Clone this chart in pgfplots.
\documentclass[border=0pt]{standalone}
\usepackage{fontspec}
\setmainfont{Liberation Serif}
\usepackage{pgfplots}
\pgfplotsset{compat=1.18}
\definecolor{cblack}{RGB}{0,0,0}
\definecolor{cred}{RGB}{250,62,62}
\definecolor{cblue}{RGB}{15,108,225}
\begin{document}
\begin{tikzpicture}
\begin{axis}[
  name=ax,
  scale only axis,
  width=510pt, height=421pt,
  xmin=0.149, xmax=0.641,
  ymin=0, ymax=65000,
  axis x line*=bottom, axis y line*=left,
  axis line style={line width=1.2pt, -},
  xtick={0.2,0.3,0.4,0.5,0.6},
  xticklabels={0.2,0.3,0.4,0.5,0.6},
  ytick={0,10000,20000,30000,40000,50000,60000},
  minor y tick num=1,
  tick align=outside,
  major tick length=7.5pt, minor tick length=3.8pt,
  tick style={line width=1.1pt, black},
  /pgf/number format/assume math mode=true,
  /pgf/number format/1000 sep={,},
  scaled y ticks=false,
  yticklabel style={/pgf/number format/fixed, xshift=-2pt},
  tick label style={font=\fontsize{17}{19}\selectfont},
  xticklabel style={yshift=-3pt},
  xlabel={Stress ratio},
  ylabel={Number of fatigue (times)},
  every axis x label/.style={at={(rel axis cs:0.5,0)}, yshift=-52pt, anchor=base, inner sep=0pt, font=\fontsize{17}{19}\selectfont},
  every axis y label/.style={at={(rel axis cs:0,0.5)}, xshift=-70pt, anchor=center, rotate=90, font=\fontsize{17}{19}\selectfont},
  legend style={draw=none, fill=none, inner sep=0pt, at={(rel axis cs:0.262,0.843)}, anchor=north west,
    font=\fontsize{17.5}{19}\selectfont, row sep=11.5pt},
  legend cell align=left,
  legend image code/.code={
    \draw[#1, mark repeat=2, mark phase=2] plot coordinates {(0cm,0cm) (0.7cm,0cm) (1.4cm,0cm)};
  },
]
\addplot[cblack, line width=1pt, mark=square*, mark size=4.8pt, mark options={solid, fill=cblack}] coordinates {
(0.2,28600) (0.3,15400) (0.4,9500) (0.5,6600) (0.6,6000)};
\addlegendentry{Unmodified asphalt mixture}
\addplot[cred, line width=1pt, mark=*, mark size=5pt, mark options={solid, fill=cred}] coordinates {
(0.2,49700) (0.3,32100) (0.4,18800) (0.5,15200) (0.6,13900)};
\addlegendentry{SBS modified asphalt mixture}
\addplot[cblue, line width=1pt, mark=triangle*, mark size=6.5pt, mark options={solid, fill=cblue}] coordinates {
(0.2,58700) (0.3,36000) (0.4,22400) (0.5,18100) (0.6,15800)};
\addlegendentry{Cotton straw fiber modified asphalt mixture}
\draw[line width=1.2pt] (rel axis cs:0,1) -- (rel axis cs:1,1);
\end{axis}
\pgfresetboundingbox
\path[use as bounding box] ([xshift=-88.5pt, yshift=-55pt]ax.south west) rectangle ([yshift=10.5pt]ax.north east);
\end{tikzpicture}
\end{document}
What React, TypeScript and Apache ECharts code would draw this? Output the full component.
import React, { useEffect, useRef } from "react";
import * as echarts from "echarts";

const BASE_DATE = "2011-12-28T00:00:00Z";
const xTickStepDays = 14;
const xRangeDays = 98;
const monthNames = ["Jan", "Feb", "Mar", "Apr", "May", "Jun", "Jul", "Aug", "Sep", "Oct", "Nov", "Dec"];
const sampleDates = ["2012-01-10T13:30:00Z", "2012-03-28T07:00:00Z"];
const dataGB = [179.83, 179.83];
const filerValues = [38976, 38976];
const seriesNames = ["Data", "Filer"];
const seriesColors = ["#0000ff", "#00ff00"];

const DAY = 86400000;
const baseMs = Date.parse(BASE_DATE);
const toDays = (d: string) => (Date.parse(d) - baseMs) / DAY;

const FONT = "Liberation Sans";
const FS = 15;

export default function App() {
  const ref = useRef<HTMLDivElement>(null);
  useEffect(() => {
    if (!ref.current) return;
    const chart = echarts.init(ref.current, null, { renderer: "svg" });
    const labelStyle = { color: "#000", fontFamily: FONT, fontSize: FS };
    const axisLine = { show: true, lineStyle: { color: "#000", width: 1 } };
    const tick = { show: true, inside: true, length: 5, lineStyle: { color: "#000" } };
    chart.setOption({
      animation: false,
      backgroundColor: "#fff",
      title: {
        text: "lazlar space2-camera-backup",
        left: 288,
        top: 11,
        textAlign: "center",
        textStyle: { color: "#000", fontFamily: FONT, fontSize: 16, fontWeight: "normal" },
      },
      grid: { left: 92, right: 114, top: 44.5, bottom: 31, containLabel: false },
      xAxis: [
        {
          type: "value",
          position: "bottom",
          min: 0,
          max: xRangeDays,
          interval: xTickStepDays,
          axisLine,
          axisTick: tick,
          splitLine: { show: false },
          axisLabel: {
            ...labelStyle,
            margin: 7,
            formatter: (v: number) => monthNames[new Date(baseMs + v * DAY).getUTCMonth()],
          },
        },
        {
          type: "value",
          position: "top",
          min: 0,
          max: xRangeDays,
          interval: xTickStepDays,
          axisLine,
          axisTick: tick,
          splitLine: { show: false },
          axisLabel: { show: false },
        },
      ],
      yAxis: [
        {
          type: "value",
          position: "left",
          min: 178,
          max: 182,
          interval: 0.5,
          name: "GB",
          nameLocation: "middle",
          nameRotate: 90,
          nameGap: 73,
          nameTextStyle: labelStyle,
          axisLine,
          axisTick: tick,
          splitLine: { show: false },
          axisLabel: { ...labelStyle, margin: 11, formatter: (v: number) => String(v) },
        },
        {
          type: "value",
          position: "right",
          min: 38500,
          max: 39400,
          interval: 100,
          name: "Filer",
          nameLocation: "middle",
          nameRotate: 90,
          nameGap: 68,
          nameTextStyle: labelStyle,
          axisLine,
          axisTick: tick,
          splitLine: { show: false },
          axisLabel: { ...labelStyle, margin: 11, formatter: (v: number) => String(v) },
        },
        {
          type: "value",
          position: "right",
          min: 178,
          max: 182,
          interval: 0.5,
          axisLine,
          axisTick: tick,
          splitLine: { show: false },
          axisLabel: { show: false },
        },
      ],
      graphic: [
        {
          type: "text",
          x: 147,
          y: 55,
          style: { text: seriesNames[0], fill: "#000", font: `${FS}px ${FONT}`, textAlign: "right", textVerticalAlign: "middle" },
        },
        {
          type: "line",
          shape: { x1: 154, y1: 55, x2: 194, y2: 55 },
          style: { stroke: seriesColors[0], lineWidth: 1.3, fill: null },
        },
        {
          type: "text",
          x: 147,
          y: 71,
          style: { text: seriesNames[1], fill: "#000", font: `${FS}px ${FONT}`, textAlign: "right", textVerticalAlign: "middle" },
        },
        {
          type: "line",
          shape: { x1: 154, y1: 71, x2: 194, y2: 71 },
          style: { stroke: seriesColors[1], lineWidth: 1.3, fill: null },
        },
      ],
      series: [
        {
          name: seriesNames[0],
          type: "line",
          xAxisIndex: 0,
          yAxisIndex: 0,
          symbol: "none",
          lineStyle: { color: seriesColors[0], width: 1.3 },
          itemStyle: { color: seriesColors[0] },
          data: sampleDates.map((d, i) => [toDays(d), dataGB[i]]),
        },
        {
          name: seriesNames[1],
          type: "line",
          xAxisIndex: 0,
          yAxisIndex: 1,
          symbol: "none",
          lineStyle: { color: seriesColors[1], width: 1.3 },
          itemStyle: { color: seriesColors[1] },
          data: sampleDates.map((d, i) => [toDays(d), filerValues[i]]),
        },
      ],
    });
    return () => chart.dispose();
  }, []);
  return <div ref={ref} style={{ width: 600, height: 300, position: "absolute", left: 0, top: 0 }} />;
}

WRITTEN INSTRUCTION:
Reproduce exactly the lines from the line with "What React, TypeScript" to the line with "const FS = 15;", both end lines included.

WRITTEN SOLUTION:
What React, TypeScript and Apache ECharts code would draw this? Output the full component.
import React, { useEffect, useRef } from "react";
import * as echarts from "echarts";

const BASE_DATE = "2011-12-28T00:00:00Z";
const xTickStepDays = 14;
const xRangeDays = 98;
const monthNames = ["Jan", "Feb", "Mar", "Apr", "May", "Jun", "Jul", "Aug", "Sep", "Oct", "Nov", "Dec"];
const sampleDates = ["2012-01-10T13:30:00Z", "2012-03-28T07:00:00Z"];
const dataGB = [179.83, 179.83];
const filerValues = [38976, 38976];
const seriesNames = ["Data", "Filer"];
const seriesColors = ["#0000ff", "#00ff00"];

const DAY = 86400000;
const baseMs = Date.parse(BASE_DATE);
const toDays = (d: string) => (Date.parse(d) - baseMs) / DAY;

const FONT = "Liberation Sans";
const FS = 15;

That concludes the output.